Prompt =>
Pictures aside, repeat every entry exactly.

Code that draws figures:
########

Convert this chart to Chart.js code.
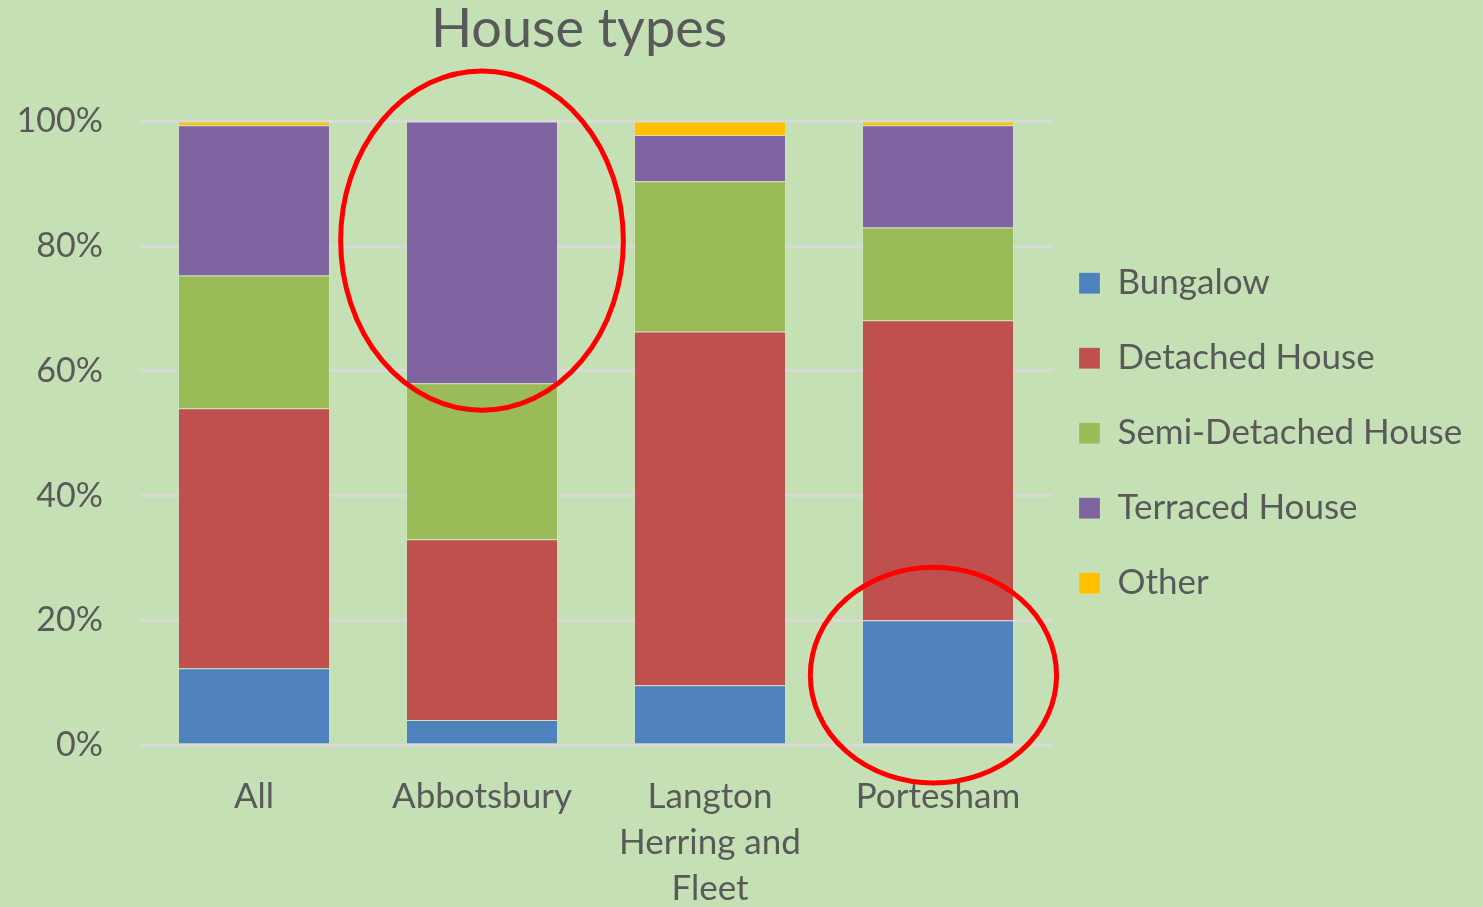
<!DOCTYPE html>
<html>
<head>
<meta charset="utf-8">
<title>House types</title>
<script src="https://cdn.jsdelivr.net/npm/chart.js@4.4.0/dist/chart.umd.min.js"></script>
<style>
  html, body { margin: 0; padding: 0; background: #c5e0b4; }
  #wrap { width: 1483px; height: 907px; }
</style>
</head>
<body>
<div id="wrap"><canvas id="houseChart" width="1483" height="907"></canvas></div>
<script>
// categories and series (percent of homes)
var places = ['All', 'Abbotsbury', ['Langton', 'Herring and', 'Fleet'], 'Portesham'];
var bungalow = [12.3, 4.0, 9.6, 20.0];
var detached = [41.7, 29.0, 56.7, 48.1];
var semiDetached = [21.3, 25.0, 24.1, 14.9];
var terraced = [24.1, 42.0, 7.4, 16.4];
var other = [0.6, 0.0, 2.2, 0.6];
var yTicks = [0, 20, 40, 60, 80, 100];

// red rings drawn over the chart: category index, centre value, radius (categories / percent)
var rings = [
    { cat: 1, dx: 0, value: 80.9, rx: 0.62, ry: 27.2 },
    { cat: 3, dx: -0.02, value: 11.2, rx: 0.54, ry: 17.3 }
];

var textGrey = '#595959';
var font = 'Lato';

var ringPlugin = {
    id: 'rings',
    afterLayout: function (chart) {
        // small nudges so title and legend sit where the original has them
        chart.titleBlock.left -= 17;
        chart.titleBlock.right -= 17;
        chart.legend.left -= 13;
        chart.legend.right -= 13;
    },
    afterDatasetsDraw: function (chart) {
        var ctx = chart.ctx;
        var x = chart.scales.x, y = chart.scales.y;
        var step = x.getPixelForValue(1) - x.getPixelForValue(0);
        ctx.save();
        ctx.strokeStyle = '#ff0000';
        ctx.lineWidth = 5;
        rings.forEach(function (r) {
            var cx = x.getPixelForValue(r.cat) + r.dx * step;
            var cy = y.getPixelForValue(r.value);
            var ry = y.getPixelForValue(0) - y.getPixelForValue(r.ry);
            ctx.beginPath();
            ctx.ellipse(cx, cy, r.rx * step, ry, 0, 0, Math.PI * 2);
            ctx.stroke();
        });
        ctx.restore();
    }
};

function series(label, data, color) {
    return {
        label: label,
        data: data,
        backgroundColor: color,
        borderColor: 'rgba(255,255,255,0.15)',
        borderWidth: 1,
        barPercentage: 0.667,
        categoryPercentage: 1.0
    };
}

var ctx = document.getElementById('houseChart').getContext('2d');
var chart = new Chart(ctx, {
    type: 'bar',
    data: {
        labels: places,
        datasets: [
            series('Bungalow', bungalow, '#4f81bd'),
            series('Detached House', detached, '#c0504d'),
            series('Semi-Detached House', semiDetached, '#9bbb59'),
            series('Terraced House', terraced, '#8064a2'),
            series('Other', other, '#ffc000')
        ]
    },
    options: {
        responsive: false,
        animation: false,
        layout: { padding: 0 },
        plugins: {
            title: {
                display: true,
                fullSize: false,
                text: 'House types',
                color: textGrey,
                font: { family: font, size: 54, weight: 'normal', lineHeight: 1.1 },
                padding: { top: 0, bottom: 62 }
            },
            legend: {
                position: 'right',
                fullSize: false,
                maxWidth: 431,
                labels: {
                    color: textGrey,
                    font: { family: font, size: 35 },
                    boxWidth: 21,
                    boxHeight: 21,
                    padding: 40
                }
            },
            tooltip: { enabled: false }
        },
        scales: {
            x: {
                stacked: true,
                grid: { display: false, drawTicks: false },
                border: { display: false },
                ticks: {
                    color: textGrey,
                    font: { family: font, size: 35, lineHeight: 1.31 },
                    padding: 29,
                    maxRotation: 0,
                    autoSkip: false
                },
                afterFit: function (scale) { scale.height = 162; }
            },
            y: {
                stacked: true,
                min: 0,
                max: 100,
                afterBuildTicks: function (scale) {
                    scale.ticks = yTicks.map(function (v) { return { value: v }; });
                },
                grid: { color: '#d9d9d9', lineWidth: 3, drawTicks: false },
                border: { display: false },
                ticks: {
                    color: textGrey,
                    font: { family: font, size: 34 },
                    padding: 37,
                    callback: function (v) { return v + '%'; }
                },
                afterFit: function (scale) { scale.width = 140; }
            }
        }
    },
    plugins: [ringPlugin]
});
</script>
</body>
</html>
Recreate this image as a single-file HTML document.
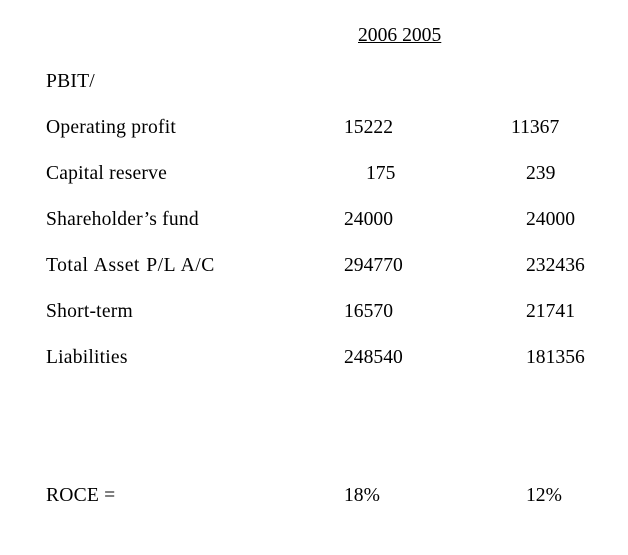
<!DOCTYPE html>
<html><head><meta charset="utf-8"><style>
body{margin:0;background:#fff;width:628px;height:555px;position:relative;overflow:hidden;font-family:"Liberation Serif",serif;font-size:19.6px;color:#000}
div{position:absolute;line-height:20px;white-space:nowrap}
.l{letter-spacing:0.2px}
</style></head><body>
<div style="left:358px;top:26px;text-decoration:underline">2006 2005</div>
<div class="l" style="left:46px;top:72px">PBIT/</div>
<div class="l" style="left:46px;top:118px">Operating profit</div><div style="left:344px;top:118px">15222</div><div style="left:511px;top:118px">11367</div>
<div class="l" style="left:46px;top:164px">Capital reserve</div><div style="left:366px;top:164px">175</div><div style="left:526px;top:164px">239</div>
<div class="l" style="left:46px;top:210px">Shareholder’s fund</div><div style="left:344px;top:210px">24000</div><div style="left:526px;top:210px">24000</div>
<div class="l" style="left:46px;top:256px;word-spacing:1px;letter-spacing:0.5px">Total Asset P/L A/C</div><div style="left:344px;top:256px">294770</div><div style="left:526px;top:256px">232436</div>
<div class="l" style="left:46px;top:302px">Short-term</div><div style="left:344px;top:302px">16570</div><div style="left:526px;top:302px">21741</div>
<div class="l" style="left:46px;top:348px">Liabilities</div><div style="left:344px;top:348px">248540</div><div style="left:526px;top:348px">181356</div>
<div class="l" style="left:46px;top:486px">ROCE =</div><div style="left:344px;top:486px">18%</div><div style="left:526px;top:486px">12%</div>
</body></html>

########

Full output =>
Convert this chart to Chart.js code.
<!DOCTYPE html>
<html>
<head>
<meta charset="utf-8">
<title>House types</title>
<script src="https://cdn.jsdelivr.net/npm/chart.js@4.4.0/dist/chart.umd.min.js"></script>
<style>
  html, body { margin: 0; padding: 0; background: #c5e0b4; }
  #wrap { width: 1483px; height: 907px; }
</style>
</head>
<body>
<div id="wrap"><canvas id="houseChart" width="1483" height="907"></canvas></div>
<script>
// categories and series (percent of homes)
var places = ['All', 'Abbotsbury', ['Langton', 'Herring and', 'Fleet'], 'Portesham'];
var bungalow = [12.3, 4.0, 9.6, 20.0];
var detached = [41.7, 29.0, 56.7, 48.1];
var semiDetached = [21.3, 25.0, 24.1, 14.9];
var terraced = [24.1, 42.0, 7.4, 16.4];
var other = [0.6, 0.0, 2.2, 0.6];
var yTicks = [0, 20, 40, 60, 80, 100];

// red rings drawn over the chart: category index, centre value, radius (categories / percent)
var rings = [
    { cat: 1, dx: 0, value: 80.9, rx: 0.62, ry: 27.2 },
    { cat: 3, dx: -0.02, value: 11.2, rx: 0.54, ry: 17.3 }
];

var textGrey = '#595959';
var font = 'Lato';

var ringPlugin = {
    id: 'rings',
    afterLayout: function (chart) {
        // small nudges so title and legend sit where the original has them
        chart.titleBlock.left -= 17;
        chart.titleBlock.right -= 17;
        chart.legend.left -= 13;
        chart.legend.right -= 13;
    },
    afterDatasetsDraw: function (chart) {
        var ctx = chart.ctx;
        var x = chart.scales.x, y = chart.scales.y;
        var step = x.getPixelForValue(1) - x.getPixelForValue(0);
        ctx.save();
        ctx.strokeStyle = '#ff0000';
        ctx.lineWidth = 5;
        rings.forEach(function (r) {
            var cx = x.getPixelForValue(r.cat) + r.dx * step;
            var cy = y.getPixelForValue(r.value);
            var ry = y.getPixelForValue(0) - y.getPixelForValue(r.ry);
            ctx.beginPath();
            ctx.ellipse(cx, cy, r.rx * step, ry, 0, 0, Math.PI * 2);
            ctx.stroke();
        });
        ctx.restore();
    }
};

function series(label, data, color) {
    return {
        label: label,
        data: data,
        backgroundColor: color,
        borderColor: 'rgba(255,255,255,0.15)',
        borderWidth: 1,
        barPercentage: 0.667,
        categoryPercentage: 1.0
    };
}

var ctx = document.getElementById('houseChart').getContext('2d');
var chart = new Chart(ctx, {
    type: 'bar',
    data: {
        labels: places,
        datasets: [
            series('Bungalow', bungalow, '#4f81bd'),
            series('Detached House', detached, '#c0504d'),
            series('Semi-Detached House', semiDetached, '#9bbb59'),
            series('Terraced House', terraced, '#8064a2'),
            series('Other', other, '#ffc000')
        ]
    },
    options: {
        responsive: false,
        animation: false,
        layout: { padding: 0 },
        plugins: {
            title: {
                display: true,
                fullSize: false,
                text: 'House types',
                color: textGrey,
                font: { family: font, size: 54, weight: 'normal', lineHeight: 1.1 },
                padding: { top: 0, bottom: 62 }
            },
            legend: {
                position: 'right',
                fullSize: false,
                maxWidth: 431,
                labels: {
                    color: textGrey,
                    font: { family: font, size: 35 },
                    boxWidth: 21,
                    boxHeight: 21,
                    padding: 40
                }
            },
            tooltip: { enabled: false }
        },
        scales: {
            x: {
                stacked: true,
                grid: { display: false, drawTicks: false },
                border: { display: false },
                ticks: {
                    color: textGrey,
                    font: { family: font, size: 35, lineHeight: 1.31 },
                    padding: 29,
                    maxRotation: 0,
                    autoSkip: false
                },
                afterFit: function (scale) { scale.height = 162; }
            },
            y: {
                stacked: true,
                min: 0,
                max: 100,
                afterBuildTicks: function (scale) {
                    scale.ticks = yTicks.map(function (v) { return { value: v }; });
                },
                grid: { color: '#d9d9d9', lineWidth: 3, drawTicks: false },
                border: { display: false },
                ticks: {
                    color: textGrey,
                    font: { family: font, size: 34 },
                    padding: 37,
                    callback: function (v) { return v + '%'; }
                },
                afterFit: function (scale) { scale.width = 140; }
            }
        }
    },
    plugins: [ringPlugin]
});
</script>
</body>
</html>
Recreate this image as a single-file HTML document.
<!DOCTYPE html>
<html><head><meta charset="utf-8"><style>
body{margin:0;background:#fff;width:628px;height:555px;position:relative;overflow:hidden;font-family:"Liberation Serif",serif;font-size:19.6px;color:#000}
div{position:absolute;line-height:20px;white-space:nowrap}
.l{letter-spacing:0.2px}
</style></head><body>
<div style="left:358px;top:26px;text-decoration:underline">2006 2005</div>
<div class="l" style="left:46px;top:72px">PBIT/</div>
<div class="l" style="left:46px;top:118px">Operating profit</div><div style="left:344px;top:118px">15222</div><div style="left:511px;top:118px">11367</div>
<div class="l" style="left:46px;top:164px">Capital reserve</div><div style="left:366px;top:164px">175</div><div style="left:526px;top:164px">239</div>
<div class="l" style="left:46px;top:210px">Shareholder’s fund</div><div style="left:344px;top:210px">24000</div><div style="left:526px;top:210px">24000</div>
<div class="l" style="left:46px;top:256px;word-spacing:1px;letter-spacing:0.5px">Total Asset P/L A/C</div><div style="left:344px;top:256px">294770</div><div style="left:526px;top:256px">232436</div>
<div class="l" style="left:46px;top:302px">Short-term</div><div style="left:344px;top:302px">16570</div><div style="left:526px;top:302px">21741</div>
<div class="l" style="left:46px;top:348px">Liabilities</div><div style="left:344px;top:348px">248540</div><div style="left:526px;top:348px">181356</div>
<div class="l" style="left:46px;top:486px">ROCE =</div><div style="left:344px;top:486px">18%</div><div style="left:526px;top:486px">12%</div>
</body></html>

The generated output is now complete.